Microsoft Tracking Behavior of Newsgroup Posters

theodp writes "Ever get the feeling your Usenet newsgroup list is being watched? By Microsoft? If so, consider yourself right. An interesting but troubling CNET interview with Microsoft's in-house sociologist goes into how the software giant is keeping a close eye on newsgroups and other public e-mail lists, tracking and rating contributors' social habits and determining "people who the system has shown to have value." Those concerned that it's not a good idea for computers to track their belongings and whereabouts are advised that they may ultimately have to fragment their identities, keeping multiple IDs and e-mail addresses."

2 of 543 comments (clear)

  1. Give it a break by The+Bungi · · Score: 5, Informative
    • This monitoring goes on exclusively in the msnews.microsoft.com domain, plus a few others that are also run by the company. While NetScan is sometimes pointed to MS-oriented news servers (news.devx.com is an example), Microsoft is not "monitoring USENET".
    • Marc Smith is a very sharp guy who has done a lot of interesting work with the social dynamics of online communities. Goggle him for more info. And if you have questions about what NetScan does, give it a whirl and form your own conclusions.
    • At the moment, NetScan is used by the MVP program to follow members' posting history. The MVP program is not exclusive to NNTP, however.
    • I can't see how this goes into the "YRO" section - if Microsoft is monitoring the news servers it operates and that bothers you - don't post there. This is hardly the land of the Microsoft advocate or even user for that matter. This is like reporting that I'm painting my bedroom bright red - WTF do the neighbors care about that?
    Yet another hysterical ad revenue generating headline, brought to you by the Slashdot "editors".
  2. Re:Multiple addresses wont work by pclminion · · Score: 5, Informative
    Bayesian analysis can match writers to messages regardless of the email address.

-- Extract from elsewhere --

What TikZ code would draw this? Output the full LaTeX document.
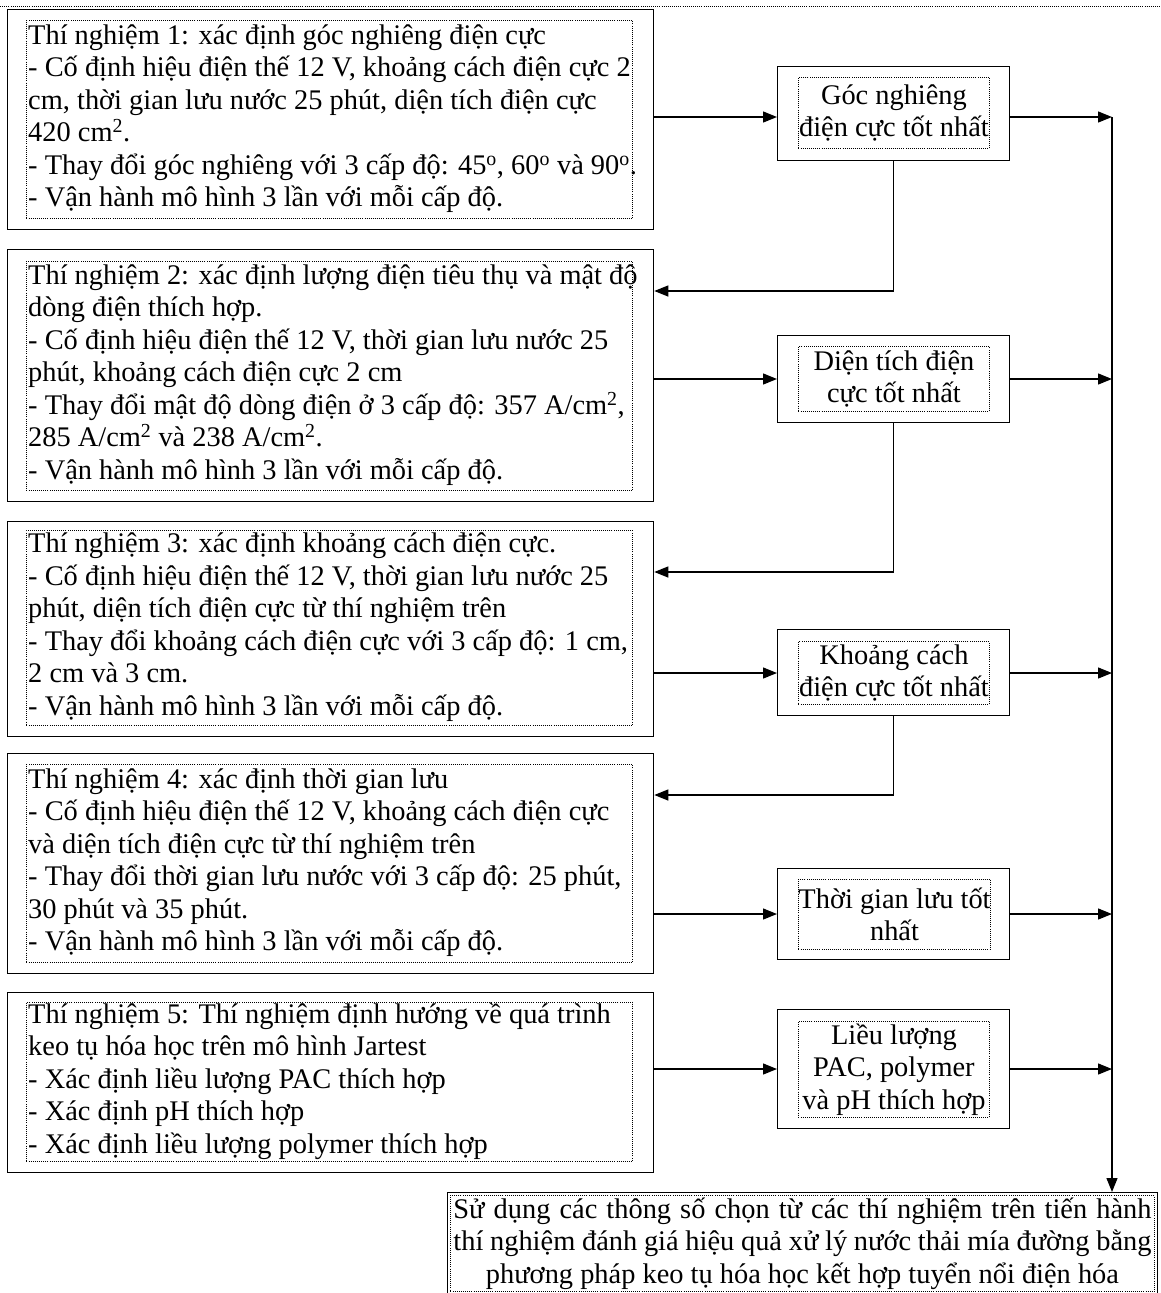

    You just pulled that out of your ass, and you know it. There are so many gigantic misunderstandings underlying that statement that I can't even begin to attack it, so suffice it to say, a simple Bayesian analysis more than likely cannot identify people based solely on what they write.

    Ok, I'll give you a hint. Suppose we apply this method to Slashdot. There are about 650000 Slashdot readers. You are talking about calculating the class-conditional probability for every user on Slashdot. The differences in class-conditional probability (per user) are going to unbelievably small -- so small that any results you achieve are going to be statistically meaningless.

    Bayesian techniques work okay for classifying when you've only got two or three buckets. But when you try to apply it to say, thirty buckets (much less 650000!!) it breaks down really quickly.

    Also, remember that the true name for the technique is "Naive Bayesian inference." In this case (heh, in most cases) the term "naive" doesn't mean "clever and infallible."

    Yes, I do research on text analysis algorithms with applications to anti-spam filters, so I do have some clue what I'm talking about.